_AIM_
Pick out the lines below that include the string "with".

_SOURCE RECORDS_
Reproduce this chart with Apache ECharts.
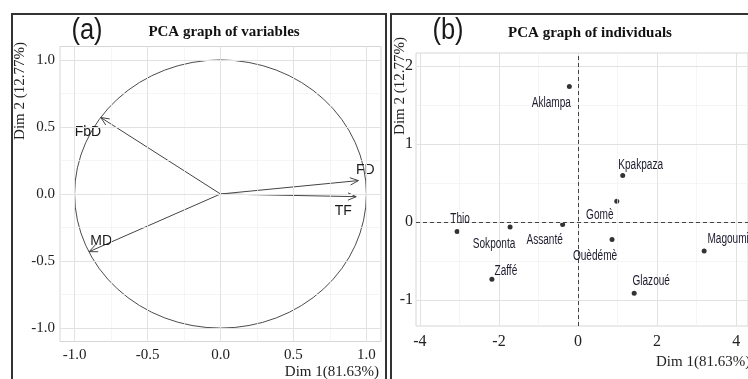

==

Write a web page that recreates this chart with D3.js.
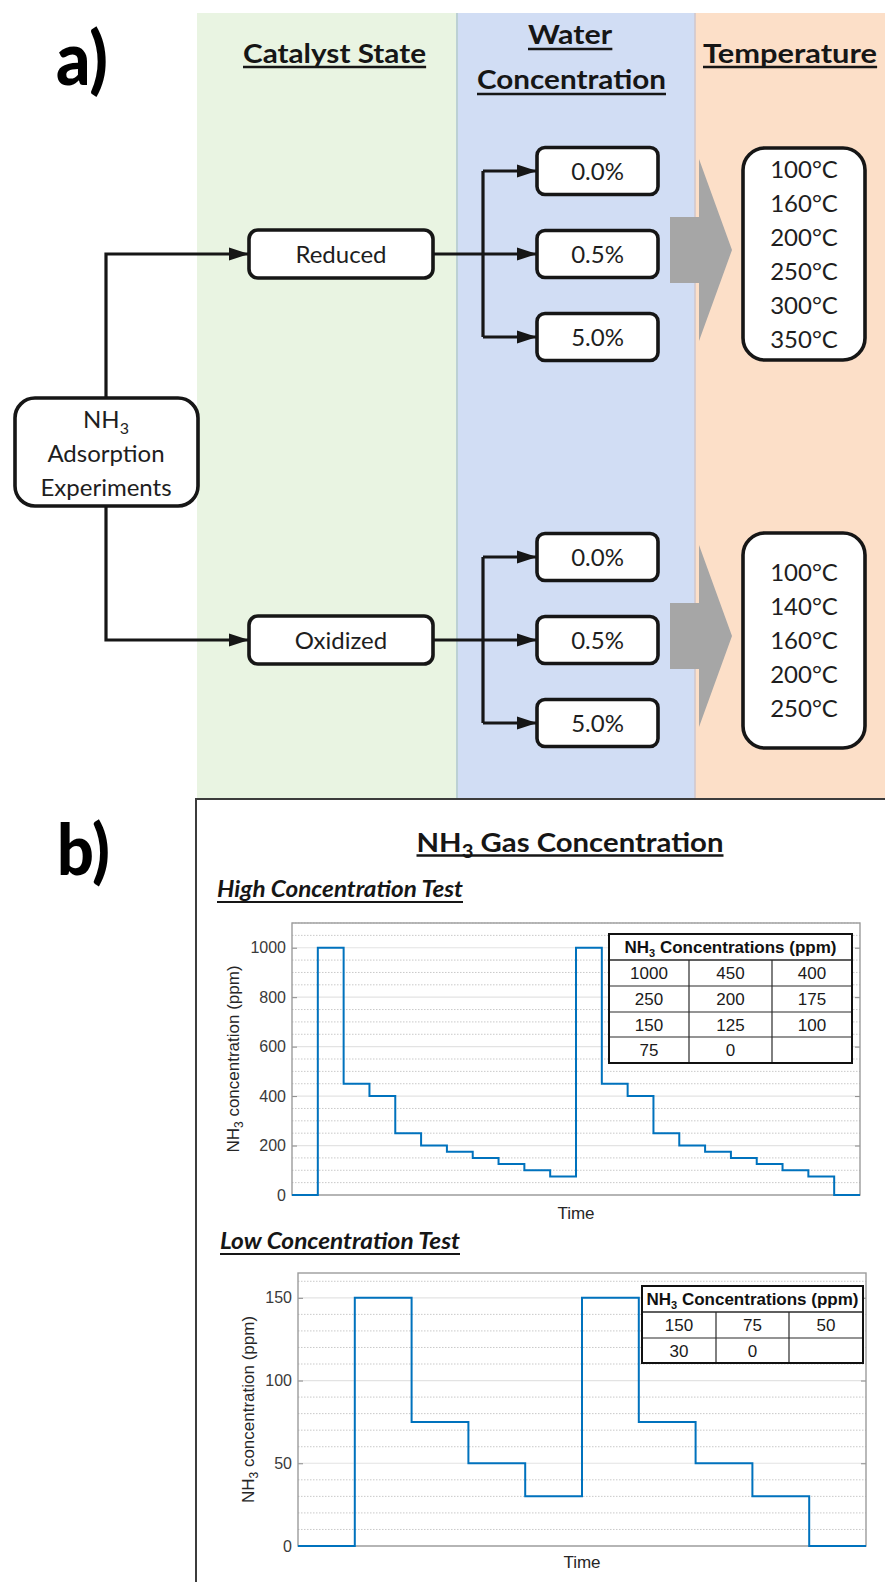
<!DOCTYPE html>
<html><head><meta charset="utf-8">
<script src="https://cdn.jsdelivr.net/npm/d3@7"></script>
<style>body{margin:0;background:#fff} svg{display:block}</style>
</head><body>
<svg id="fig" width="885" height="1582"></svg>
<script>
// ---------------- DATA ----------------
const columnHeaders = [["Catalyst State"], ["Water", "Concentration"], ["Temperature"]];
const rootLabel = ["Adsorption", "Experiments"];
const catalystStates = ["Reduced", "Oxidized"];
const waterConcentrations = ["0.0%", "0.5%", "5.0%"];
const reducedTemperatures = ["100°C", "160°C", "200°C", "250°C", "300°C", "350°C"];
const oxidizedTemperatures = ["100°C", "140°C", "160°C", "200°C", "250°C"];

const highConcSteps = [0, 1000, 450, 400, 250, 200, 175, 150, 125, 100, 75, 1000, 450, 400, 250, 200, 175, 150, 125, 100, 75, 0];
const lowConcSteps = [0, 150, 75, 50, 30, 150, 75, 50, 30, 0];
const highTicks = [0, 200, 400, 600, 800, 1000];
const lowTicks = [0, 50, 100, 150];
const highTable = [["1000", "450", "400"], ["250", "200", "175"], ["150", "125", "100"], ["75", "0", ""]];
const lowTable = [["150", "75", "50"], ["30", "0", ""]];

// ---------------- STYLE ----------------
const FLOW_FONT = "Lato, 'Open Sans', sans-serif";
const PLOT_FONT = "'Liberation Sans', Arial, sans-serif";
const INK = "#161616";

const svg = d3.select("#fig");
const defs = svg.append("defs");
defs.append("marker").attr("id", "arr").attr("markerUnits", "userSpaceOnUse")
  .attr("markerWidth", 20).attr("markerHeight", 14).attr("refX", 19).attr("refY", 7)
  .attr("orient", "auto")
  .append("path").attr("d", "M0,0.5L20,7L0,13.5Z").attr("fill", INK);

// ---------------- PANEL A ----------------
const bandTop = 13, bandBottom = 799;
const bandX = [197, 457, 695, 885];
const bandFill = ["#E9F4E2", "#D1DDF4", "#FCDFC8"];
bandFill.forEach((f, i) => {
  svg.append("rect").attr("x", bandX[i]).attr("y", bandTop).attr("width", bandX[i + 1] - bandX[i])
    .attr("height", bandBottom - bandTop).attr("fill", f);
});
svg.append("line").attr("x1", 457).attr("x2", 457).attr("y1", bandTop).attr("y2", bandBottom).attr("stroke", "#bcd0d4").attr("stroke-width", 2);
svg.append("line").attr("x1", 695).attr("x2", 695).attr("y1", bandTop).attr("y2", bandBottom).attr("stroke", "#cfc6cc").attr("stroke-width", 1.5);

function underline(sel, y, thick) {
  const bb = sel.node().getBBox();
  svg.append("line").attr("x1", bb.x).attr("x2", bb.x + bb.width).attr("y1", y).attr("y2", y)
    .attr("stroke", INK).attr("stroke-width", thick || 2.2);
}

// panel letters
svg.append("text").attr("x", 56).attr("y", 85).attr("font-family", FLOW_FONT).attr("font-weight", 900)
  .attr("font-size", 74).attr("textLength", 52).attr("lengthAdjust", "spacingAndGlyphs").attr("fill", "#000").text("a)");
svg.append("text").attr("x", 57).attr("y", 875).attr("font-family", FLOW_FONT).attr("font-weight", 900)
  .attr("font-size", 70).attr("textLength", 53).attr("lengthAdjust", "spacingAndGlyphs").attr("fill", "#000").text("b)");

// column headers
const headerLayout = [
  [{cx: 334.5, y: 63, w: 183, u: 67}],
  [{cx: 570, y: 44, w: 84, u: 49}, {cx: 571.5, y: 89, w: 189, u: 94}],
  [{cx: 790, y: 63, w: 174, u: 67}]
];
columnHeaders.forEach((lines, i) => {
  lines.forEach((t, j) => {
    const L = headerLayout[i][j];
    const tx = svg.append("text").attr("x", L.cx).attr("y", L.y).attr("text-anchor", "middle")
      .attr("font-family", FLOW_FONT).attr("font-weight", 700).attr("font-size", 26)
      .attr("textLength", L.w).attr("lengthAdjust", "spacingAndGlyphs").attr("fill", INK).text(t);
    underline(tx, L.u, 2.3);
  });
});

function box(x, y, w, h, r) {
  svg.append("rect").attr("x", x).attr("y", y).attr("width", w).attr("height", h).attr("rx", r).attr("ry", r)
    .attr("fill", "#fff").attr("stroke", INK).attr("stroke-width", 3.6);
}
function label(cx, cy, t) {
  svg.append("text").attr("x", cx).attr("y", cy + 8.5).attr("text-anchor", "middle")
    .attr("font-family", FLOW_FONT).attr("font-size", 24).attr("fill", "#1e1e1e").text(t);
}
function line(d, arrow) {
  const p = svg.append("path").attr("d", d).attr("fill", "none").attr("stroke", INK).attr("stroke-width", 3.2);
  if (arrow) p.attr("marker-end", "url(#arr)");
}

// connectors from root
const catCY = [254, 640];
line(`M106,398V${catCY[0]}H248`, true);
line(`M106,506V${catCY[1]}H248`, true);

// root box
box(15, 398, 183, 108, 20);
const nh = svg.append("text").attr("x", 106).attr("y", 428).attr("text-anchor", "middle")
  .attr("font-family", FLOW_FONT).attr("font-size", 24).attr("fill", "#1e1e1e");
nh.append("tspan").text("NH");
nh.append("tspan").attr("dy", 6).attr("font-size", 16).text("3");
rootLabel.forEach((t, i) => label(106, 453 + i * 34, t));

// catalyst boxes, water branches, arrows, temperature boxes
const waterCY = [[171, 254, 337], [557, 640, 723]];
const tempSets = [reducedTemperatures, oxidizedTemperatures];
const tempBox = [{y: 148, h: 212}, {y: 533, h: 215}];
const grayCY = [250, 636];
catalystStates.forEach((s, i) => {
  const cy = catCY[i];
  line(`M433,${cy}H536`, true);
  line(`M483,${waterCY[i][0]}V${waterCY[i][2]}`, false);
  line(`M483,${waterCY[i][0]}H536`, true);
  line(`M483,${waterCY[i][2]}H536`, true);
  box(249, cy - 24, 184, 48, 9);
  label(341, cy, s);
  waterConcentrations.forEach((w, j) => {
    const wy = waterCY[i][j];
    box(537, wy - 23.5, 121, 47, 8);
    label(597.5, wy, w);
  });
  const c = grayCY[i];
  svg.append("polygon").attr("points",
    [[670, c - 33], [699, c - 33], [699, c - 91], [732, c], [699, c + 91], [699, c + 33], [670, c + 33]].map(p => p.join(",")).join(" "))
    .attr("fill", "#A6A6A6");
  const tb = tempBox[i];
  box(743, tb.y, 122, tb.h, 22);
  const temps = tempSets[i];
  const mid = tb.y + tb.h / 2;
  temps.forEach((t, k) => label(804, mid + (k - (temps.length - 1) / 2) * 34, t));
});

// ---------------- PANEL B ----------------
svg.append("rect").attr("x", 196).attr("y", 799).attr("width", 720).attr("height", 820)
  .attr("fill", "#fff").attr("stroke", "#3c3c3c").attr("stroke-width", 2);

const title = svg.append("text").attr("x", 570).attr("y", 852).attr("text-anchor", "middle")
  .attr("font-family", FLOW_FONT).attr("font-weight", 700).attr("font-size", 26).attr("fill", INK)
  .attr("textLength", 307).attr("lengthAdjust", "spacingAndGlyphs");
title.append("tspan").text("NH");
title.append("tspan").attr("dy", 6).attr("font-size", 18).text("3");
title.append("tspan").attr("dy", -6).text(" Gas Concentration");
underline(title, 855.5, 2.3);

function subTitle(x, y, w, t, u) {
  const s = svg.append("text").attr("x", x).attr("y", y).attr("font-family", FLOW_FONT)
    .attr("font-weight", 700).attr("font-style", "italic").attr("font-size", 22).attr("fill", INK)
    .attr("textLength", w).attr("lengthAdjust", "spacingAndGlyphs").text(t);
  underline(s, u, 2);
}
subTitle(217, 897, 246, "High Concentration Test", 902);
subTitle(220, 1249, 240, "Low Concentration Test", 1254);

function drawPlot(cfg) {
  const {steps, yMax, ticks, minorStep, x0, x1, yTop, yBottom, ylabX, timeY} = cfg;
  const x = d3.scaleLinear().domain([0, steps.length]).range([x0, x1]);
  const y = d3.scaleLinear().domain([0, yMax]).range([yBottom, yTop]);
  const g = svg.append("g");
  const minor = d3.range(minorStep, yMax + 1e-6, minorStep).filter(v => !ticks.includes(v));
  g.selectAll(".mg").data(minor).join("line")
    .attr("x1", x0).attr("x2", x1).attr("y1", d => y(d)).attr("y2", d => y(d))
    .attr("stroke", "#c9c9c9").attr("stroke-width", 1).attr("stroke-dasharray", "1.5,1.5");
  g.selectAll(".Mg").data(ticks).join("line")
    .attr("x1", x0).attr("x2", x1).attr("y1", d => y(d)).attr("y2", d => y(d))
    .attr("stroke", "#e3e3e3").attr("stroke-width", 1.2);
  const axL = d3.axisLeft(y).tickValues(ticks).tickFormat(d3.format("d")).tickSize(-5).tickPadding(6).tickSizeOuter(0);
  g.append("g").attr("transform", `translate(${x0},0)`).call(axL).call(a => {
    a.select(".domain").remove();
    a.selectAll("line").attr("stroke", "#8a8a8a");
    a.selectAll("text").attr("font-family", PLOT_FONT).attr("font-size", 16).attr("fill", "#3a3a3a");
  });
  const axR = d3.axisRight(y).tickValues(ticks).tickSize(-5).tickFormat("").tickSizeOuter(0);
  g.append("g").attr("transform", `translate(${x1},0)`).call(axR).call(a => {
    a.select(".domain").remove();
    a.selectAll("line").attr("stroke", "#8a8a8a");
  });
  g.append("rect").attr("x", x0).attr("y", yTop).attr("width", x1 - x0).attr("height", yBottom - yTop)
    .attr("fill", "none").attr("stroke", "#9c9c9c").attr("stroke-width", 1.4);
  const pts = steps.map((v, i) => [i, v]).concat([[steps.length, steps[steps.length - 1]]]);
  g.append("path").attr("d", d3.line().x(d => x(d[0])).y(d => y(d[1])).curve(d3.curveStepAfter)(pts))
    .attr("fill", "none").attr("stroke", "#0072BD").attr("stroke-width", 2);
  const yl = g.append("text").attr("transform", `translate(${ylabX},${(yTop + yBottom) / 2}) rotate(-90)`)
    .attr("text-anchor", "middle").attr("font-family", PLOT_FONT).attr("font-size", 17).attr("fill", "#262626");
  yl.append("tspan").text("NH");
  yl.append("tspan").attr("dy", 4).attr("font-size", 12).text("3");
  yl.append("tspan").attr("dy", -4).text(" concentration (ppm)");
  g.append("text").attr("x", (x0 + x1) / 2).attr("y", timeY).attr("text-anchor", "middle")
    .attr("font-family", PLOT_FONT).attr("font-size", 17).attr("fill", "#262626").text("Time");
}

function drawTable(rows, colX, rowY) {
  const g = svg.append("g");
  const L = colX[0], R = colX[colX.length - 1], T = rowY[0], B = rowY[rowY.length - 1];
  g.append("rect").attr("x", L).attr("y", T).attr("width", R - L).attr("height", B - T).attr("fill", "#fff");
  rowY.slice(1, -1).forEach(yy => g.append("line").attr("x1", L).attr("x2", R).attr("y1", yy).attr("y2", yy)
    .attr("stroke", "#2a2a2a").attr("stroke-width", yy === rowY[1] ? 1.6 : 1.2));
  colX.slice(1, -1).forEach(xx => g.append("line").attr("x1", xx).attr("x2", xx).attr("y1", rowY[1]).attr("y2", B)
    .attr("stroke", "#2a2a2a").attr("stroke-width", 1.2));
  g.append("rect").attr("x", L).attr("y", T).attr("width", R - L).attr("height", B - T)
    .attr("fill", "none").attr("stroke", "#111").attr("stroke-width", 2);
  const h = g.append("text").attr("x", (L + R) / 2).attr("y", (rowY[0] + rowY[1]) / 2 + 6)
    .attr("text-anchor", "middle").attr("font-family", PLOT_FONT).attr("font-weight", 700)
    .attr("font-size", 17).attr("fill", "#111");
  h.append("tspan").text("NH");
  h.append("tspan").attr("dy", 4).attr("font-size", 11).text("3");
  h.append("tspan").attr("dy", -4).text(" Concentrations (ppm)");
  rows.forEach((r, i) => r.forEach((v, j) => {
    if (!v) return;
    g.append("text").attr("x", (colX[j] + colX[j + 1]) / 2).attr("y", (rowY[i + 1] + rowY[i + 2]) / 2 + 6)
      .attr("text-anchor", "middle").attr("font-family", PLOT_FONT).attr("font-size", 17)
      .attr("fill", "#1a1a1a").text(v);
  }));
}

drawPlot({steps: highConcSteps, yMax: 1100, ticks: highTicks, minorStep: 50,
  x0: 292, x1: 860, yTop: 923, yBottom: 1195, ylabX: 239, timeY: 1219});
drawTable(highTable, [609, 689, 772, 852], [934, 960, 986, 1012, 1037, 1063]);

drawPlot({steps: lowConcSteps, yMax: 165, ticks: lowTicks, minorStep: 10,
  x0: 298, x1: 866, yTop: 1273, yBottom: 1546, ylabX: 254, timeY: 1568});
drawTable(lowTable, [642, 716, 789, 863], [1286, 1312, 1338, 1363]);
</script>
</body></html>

_RESULT OF THE EXERCISE_
Reproduce this chart with Apache ECharts.
Write a web page that recreates this chart with D3.js.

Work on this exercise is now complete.